The opinion of the court was delivered by: Jeanne E. Scott, U.S. District Judge


This cause is before the Court on Defendants' Rule 12(b)(6) Motion to Dismiss (Motion) (d/e 12) and Memorandum of Law in Support of Defendants' Rule 12(b)(6) Motion to Dismiss (d/e 13). Plaintiff has filed Plaintiff's Memorandum of Law in Opposition to Motion to Dismiss (Response) (d/e 15).

This matter is fully briefed and ripe for adjudication. For the reasons described below, the Motion is granted, and Plaintiff is granted leave to file an amended complaint.


According to the Complaint (d/e 1), Plaintiff Mark Gekas is a licensed dentist who practices dentistry in Sangamon County, Illinois. The Illinois Department of Financial and Professional Regulation (the Department) regulates Plaintiff's license. At all relevant times, Defendant Peter Vasiliades was an inspector for the Department. As such, Vasiliades was responsible for investigating allegations of misconduct against dentists licensed by the State of Illinois. Defendant Mary Ranieli is a licensed dentist and has been the Department's Dental Coordinator since 2003. Defendant John Lagatutta was the Deputy Director of the Department, and Defendant Daniel Bluthardt was the Director of the Department's Division of Professional Regulation. Defendants John Krisko and Frank Maggio were members of the Department's Dental Board. Plaintiff alleges that these Defendants acted under color of state law. In the Complaint, Plaintiff also names Robert J. Schafer, Karen Schrock, and Allen J. Shapiro as Defendants, but provides no allegations about who these individuals are or how they are related to this lawsuit.

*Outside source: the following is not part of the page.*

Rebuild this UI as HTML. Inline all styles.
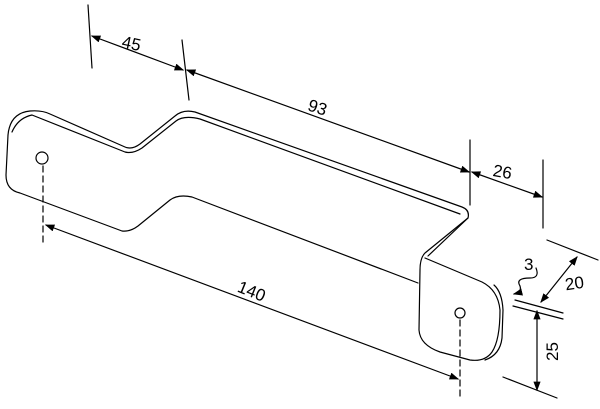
<!DOCTYPE html>
<html><head><style>body{margin:0;background:#fff}svg{display:block}</style></head><body>
<svg width="600" height="409" viewBox="0 0 600 409" xmlns="http://www.w3.org/2000/svg">
<defs><marker id="a" markerWidth="8" markerHeight="6" refX="7" refY="3" orient="auto-start-reverse"><path d="M0,0 L8,3 L0,6 z" fill="#000"/></marker></defs>
<g fill="none" stroke="#000" stroke-width="1.2" stroke-linecap="round" stroke-linejoin="round">
<line x1="88" y1="5" x2="92" y2="68"/>
<line x1="182" y1="40" x2="189" y2="100"/>
<line x1="470" y1="140" x2="470" y2="205"/>
<line x1="543" y1="160" x2="543" y2="228"/>
<line x1="92" y1="36" x2="183" y2="70" marker-start="url(#a)" marker-end="url(#a)"/>
<line x1="187" y1="70" x2="469" y2="172" marker-start="url(#a)" marker-end="url(#a)"/>
<line x1="472" y1="172" x2="542" y2="197" marker-start="url(#a)" marker-end="url(#a)"/>
<line x1="46" y1="225" x2="458" y2="379" marker-start="url(#a)" marker-end="url(#a)"/>
<path d="M8,135 Q10,113 30,111 Q42,110 50,114 L125,147 Q132,150 140,144 L175,116 Q183,109 195,112 L462,207 Q470,210 468,218 L428,256"/>
<path d="M12,132 Q18,118 32,115 L125,152 Q133,154 142,148 L176,121 Q184,115 200,119 L460,214"/>
<path d="M8,135 L6,175 Q6,190 20,193 L122,231 Q130,232 138,226 L170,200 Q178,194 192,197 L418,283"/>
<path d="M468,218 L425,253 Q420,258 420,270 L419,330 Q420,345 440,352 L470,360 Q485,362 492,352 Q500,340 500,310 Q498,290 482,282 L425,258"/>
<path d="M494,285 Q502,292 503,310 L502,338 Q500,355 485,360"/>
<circle cx="42" cy="158" r="6"/>
<circle cx="460" cy="313" r="5"/>
<line x1="43" y1="166" x2="43" y2="242" stroke-dasharray="6,4"/>
<line x1="460" y1="320" x2="460" y2="400" stroke-dasharray="6,4"/>
<line x1="547" y1="240" x2="598" y2="260"/>
<line x1="515" y1="300" x2="563" y2="313"/>
<line x1="513" y1="306" x2="563" y2="319"/>
<line x1="577" y1="257" x2="541" y2="302" marker-start="url(#a)" marker-end="url(#a)"/>
<line x1="537" y1="311" x2="537" y2="390" marker-start="url(#a)" marker-end="url(#a)"/>
<line x1="503" y1="377" x2="557" y2="398"/>
<path d="M536,268 Q540,278 530,278 Q515,278 520,286 Q522,292 514,294" marker-end="url(#a)"/>
</g>
<g font-family="Liberation Sans, sans-serif" font-size="17" fill="#000">
<text x="122" y="50" transform="rotate(12 135 44)">45</text>
<text x="308" y="114" transform="rotate(18 320 108)">93</text>
<text x="493" y="178" transform="rotate(10 505 172)">26</text>
<text x="238" y="297" transform="rotate(22 252 290)">140</text>
<text x="565" y="289" transform="rotate(-8 575 283)">20</text>
<text x="524" y="270">3</text>
<text x="543" y="358" transform="rotate(-90 552 352)">25</text>
</g>
</svg>
</body></html>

In 1988, Plaintiff met with then Deputy Governor of Illinois James Riley. At the meeting, Plaintiff complained that Michael Vold, who was the Department's Dental Coordinator at the time, was abusing his authority. After this meeting, Plaintiff renewed his objections about Vold to Illinois State Senator Larry Bomke. Plaintiff also had concerns "about the way the Department handled certain licensing issues." Complaint, ¶ 14. Plaintiff claims that these conversations were protected by the First Amendment because he was seeking redress of grievances from government officials.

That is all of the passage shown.